Newman makes Who's Afraid of Red, Yellow and Blue I, his first painting
using the primary colors together.
1967
Newman executes the monumental steel sculpture Broken Obelisk at
Lippincott, Inc., a foundry in North Haven, Connecticut. Two versions of the
sculpture debut in October: one in front of the Seagram Building in New York
and the other next to the Corcoran Gallery of Art in Washington, D.C.
While working on Broken Obelisk, Newman has the two isosceles canvases
made that will become the paintings Jericho (1968-69) and Chartres (1969).
1968
January. The Newmans travel to Paris so that Barney can participate in
a conference honoring the nineteenth-century poet and art critic Charles
Baudelaire. They also visit Switzerland, Spain, and England.

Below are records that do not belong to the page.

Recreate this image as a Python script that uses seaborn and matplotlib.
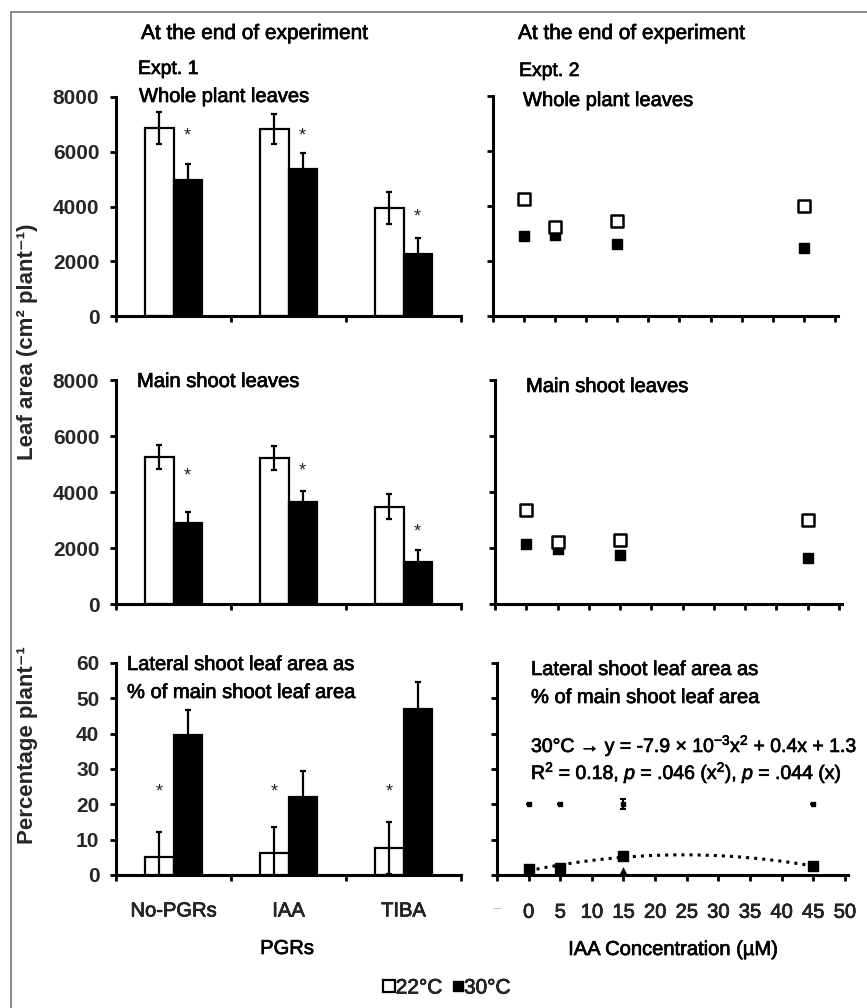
import numpy as np
import pandas as pd
import matplotlib
matplotlib.use("Agg")
import matplotlib.pyplot as plt
import matplotlib.patheffects as pe
import seaborn as sns
from matplotlib.lines import Line2D
from matplotlib.container import BarContainer

sns.set_theme(style="ticks")
plt.rcParams["font.family"] = ["Liberation Sans", "DejaVu Sans"]
plt.rcParams["mathtext.fontset"] = "custom"
plt.rcParams["mathtext.rm"] = "Liberation Sans"
plt.rcParams["mathtext.it"] = "Liberation Sans:italic"
plt.rcParams["mathtext.bf"] = "Liberation Sans:bold"

HEAVY = [pe.withStroke(linewidth=0.5, foreground="black")]

# ---------------- data ----------------
pgrs = ["No-PGRs", "IAA", "TIBA"]
temps = ["22°C", "30°C"]

whole_22 = [6870, 6830, 3940]
whole_22_err = [580, 560, 590]
whole_30 = [4980, 5370, 2270]
whole_30_err = [570, 580, 570]
whole_stars = [6560, 6560, 3630]

main_22 = [5260, 5220, 3470]
main_22_err = [430, 440, 450]
main_30 = [2880, 3630, 1490]
main_30_err = [420, 400, 440]
main_stars = [4580, 4750, 2580]

lat_22 = [5.0, 6.1, 7.7]
lat_22_err = [7.3, 7.4, 7.4]
lat_30 = [39.7, 22.0, 46.9]
lat_30_err = [7.1, 7.5, 7.6]
lat_stars = [23.6, 23.6, 23.6]

iaa_conc = [0, 5, 15, 45]
e2_whole_22 = [4240, 3230, 3440, 4000]
e2_whole_30 = [2900, 2960, 2610, 2490]
e2_main_22 = [3370, 2220, 2300, 2990]
e2_main_30 = [2160, 1980, 1740, 1650]
e2_lat_30 = [1.7, 2.0, 5.4, 2.5]
e2_lat_22 = [20, 20, 20, 20]
e2_lat_22_err = [0, 0, 1.4, 0]
e2_lat_tri_x = [15]
e2_lat_tri_y = [1.2]

conc_ticks = list(range(-5, 51, 5))
conc_labels = ["–"] + [str(v) for v in range(0, 51, 5)]

# ---------------- figure ----------------
W, H = 867, 1008
fig = plt.figure(figsize=(W / 100, H / 100), dpi=100)
fig.patch.set_facecolor("white")


def ax_at(l, t, r, b):
    return fig.add_axes([l / W, 1 - b / H, (r - l) / W, (b - t) / H])


def ftext(x, y, s, **kw):
    kw.setdefault("va", "baseline")
    kw.setdefault("ha", "left")
    kw.setdefault("fontsize", 14.5)
    kw.setdefault("color", "black")
    kw.setdefault("path_effects", HEAVY)
    fig.text(x / W, 1 - y / H, s, **kw)


def style_axes(ax):
    for s in ["top", "right"]:
        ax.spines[s].set_visible(False)
    for s in ["left", "bottom"]:
        ax.spines[s].set_linewidth(2.2)
        ax.spines[s].set_color("black")
    ax.set_facecolor("white")
    ax.tick_params(which="major", direction="out", length=4, width=2.0,
                   color="black")
    ax.set_xlabel("")
    ax.set_ylabel("")


def bar_panel(ax, v22, e22, v30, e30, stars, ymax, ystep, star_on, labels):
    df = pd.DataFrame({
        "PGR": pgrs * 2,
        "Temp": [temps[0]] * 3 + [temps[1]] * 3,
        "val": list(v22) + list(v30),
    })
    sns.barplot(data=df, x="PGR", y="val", hue="Temp", order=pgrs,
                hue_order=temps, palette={temps[0]: "white", temps[1]: "black"},
                edgecolor="black", linewidth=1.6, width=0.49, errorbar=None,
                legend=False, ax=ax)
    errs = [e22, e30]
    bars = [c for c in ax.containers if isinstance(c, BarContainer)]
    centers = []
    for k, cont in enumerate(bars):
        cx = [b.get_x() + b.get_width() / 2 for b in cont]
        centers.append(cx)
        hs = [b.get_height() for b in cont]
        ax.errorbar(cx, hs, yerr=errs[k], fmt="none", ecolor="black",
                    elinewidth=1.6, capsize=2.5, capthick=1.6, zorder=5)
    for i, sy in enumerate(stars):
        ax.text(centers[star_on][i], sy, "*", ha="center", va="center",
                fontsize=13, color="#222222")
    ax.set_xlim(-0.5, 2.5)
    ax.set_ylim(0, ymax)
    ax.set_yticks(np.arange(0, ymax + 1, ystep))
    ax.set_xticks([-0.5, 0.5, 1.5, 2.5])
    ax.set_xticklabels([])
    style_axes(ax)
    for lab in ax.get_yticklabels():
        lab.set_fontweight("bold")
        lab.set_fontsize(15)
    ax.tick_params(axis="y", pad=8)
    if labels:
        ax.set_xticks([0, 1, 2], minor=True)
        ax.set_xticklabels(pgrs, minor=True, fontsize=14.5)
        ax.tick_params(axis="x", which="minor", length=0, pad=19)
        for lab in ax.get_xticklabels(minor=True):
            lab.set_path_effects(HEAVY)


def scatter_panel(ax, ymax, ystep, xlabels):
    ax.set_xlim(-5, 50.5)
    ax.set_ylim(0, ymax)
    ax.set_yticks(np.arange(0, ymax + 1, ystep))
    ax.set_yticklabels([])
    ax.set_xticks(conc_ticks)
    style_axes(ax)
    if xlabels:
        ax.set_xticklabels(conc_labels, fontsize=14.5)
        ax.tick_params(axis="x", pad=16)
        labs = ax.get_xticklabels()
        for lab in labs[1:]:
            lab.set_path_effects(HEAVY)
        labs[0].set_color("#b0b0b0")
        labs[0].set_fontsize(9)
    else:
        ax.set_xticklabels([])


# ---- row 1 ----
ax1 = ax_at(116, 97, 461, 316)
bar_panel(ax1, whole_22, whole_22_err, whole_30, whole_30_err, whole_stars,
          8000, 2000, 1, False)

ax2 = ax_at(493, 96, 838, 316)
sns.scatterplot(x=iaa_conc, y=e2_whole_22, marker="s", s=70, color="white",
                edgecolor="black", linewidth=1.8, ax=ax2, zorder=4)
sns.scatterplot(x=iaa_conc, y=e2_whole_30, marker="s", s=60, color="black",
                edgecolor="black", linewidth=1, ax=ax2, zorder=3)
scatter_panel(ax2, 8000, 2000, False)

# ---- row 2 ----
ax3 = ax_at(116, 380, 461, 604)
bar_panel(ax3, main_22, main_22_err, main_30, main_30_err, main_stars,
          8000, 2000, 1, False)

ax4 = ax_at(495, 380, 842, 604)
sns.scatterplot(x=iaa_conc, y=e2_main_22, marker="s", s=70, color="white",
                edgecolor="black", linewidth=1.8, ax=ax4, zorder=4)
sns.scatterplot(x=iaa_conc, y=e2_main_30, marker="s", s=60, color="black",
                edgecolor="black", linewidth=1, ax=ax4, zorder=3)
scatter_panel(ax4, 8000, 2000, False)

# ---- row 3 ----
ax5 = ax_at(116, 663, 461, 875)
bar_panel(ax5, lat_22, lat_22_err, lat_30, lat_30_err, lat_stars,
          60, 10, 0, True)

ax6 = ax_at(497, 663, 848, 875)
sns.regplot(x=iaa_conc, y=e2_lat_30, order=2, ci=None, scatter=False,
            truncate=True, color="black",
            line_kws={"linestyle": ":", "linewidth": 2.2}, ax=ax6)
sns.scatterplot(x=iaa_conc, y=e2_lat_30, marker="s", s=60, color="black",
                edgecolor="black", linewidth=1, ax=ax6, zorder=4)
ax6.errorbar(iaa_conc, e2_lat_22, yerr=e2_lat_22_err, fmt="s", ms=3,
             color="black", elinewidth=1.5, capsize=2, capthick=1.5)
sns.scatterplot(x=e2_lat_tri_x, y=e2_lat_tri_y, marker="^", s=30,
                color="black", edgecolor="black", ax=ax6, zorder=5)
scatter_panel(ax6, 60, 10, True)

# ---------------- texts ----------------
ftext(141, 39, "At the end of experiment", fontsize=15)
ftext(518, 39, "At the end of experiment", fontsize=15)
ftext(138, 74, "Expt. 1", fontsize=14)
ftext(519, 76, "Expt. 2", fontsize=14)
ftext(139, 102, "Whole plant leaves")
ftext(523, 106, "Whole plant leaves")
ftext(137, 387, "Main shoot leaves")
ftext(526, 392, "Main shoot leaves")
ftext(127, 670, "Lateral shoot leaf area as")
ftext(127, 698, "% of main shoot leaf area")
ftext(531, 675, "Lateral shoot leaf area as")
ftext(531, 703, "% of main shoot leaf area")
ftext(531, 752, "30°C → y = -7.9 × 10$^{-3}$x$^{2}$ + 0.4x + 1.3", fontsize=14)
ftext(531, 779, "R$^{2}$ = 0.18, $p$ = .046 (x$^{2}$), $p$ = .044 (x)", fontsize=14)
ftext(287, 954, "PGRs", ha="center")
ftext(673, 955, "IAA Concentration (µM)", ha="center")

fig.text(28 / W, 1 - 342 / H, "Leaf area (cm² plant⁻¹)", rotation=90,
         ha="center", va="center", fontsize=16, fontweight="bold")
fig.text(28 / W, 1 - 745 / H, "Percentage plant⁻¹", rotation=90,
         ha="center", va="center", fontsize=16, fontweight="bold")

# legend
handles = [
    Line2D([], [], marker="s", ls="none", mfc="white", mec="black", mew=1.6, ms=8),
    Line2D([], [], marker="s", ls="none", mfc="black", mec="black", mew=1, ms=7.5),
]
leg = fig.legend(handles=handles, labels=temps, loc="center",
                 bbox_to_anchor=(447 / W, 1 - 988 / H), ncol=2, frameon=False,
                 handletextpad=0.0, handlelength=0.6, columnspacing=0.45,
                 fontsize=15)
for t in leg.get_texts():
    t.set_path_effects(HEAVY)

# outer border (top & left)
fig.add_artist(Line2D([11 / W, 1], [1 - 12 / H, 1 - 12 / H], color="#808080",
                      lw=1.3, transform=fig.transFigure))
fig.add_artist(Line2D([11 / W, 11 / W], [1 - 12 / H, 0], color="#808080",
                      lw=1.3, transform=fig.transFigure))

fig.savefig("out.png", dpi=100, facecolor="white")
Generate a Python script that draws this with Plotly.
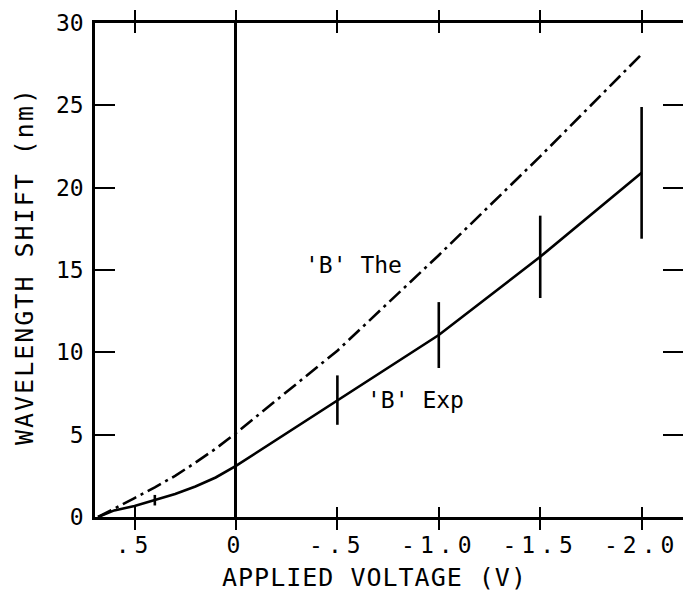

Among the paintings Newman completes this year is Anna's Light, named
in honor of his mother. At nine by twenty feet, it is his largest work,
as well as the first to be painted unstretched, attached directly to the
studio wall.
Summer. Newman makes his first etchings, a series of eighteen small
prints titled Notes.
October 23. Newman's sculpture Lace Curtain for Mayor Daley is
included in the exhibition Richard J. Daley at the Richard Feigen
Gallery in Chicago. Newman made the sculpture especially for this show,
in protest against the brutal actions of the police under Mayor Richard J. Daley
at the Chicago Democratic Convention.
1969
March 25. Newman's first one-man gallery show in ten years opens at
M. Knoedler and Company, New York. The show is widely covered and generally
praised. Even negative reviews leave no question as to Newman's importance.
1970
Spring. In an interview with filmmaker Emile de Antonio, Newman recounts
a story from early in his career: "Some twenty-two years ago in a
gathering, I was asked what my painting really means in terms of society,
in terms of the world. . . . And my answer then was that if my work were
properly understood, it would be the end of state capitalism and totalitarianism.
Because to the extent that my painting was not an arrangement of objects, not
an arrangement of spaces, not an arrangement of graphic elements, was [instead]
an open painting . . . to that extent I thought, and I still believe, that my
work in terms of its social impact does denote the possibility of an open
society."
July 4. Barnett Newman, age sixty-five, dies in New York of a heart attack.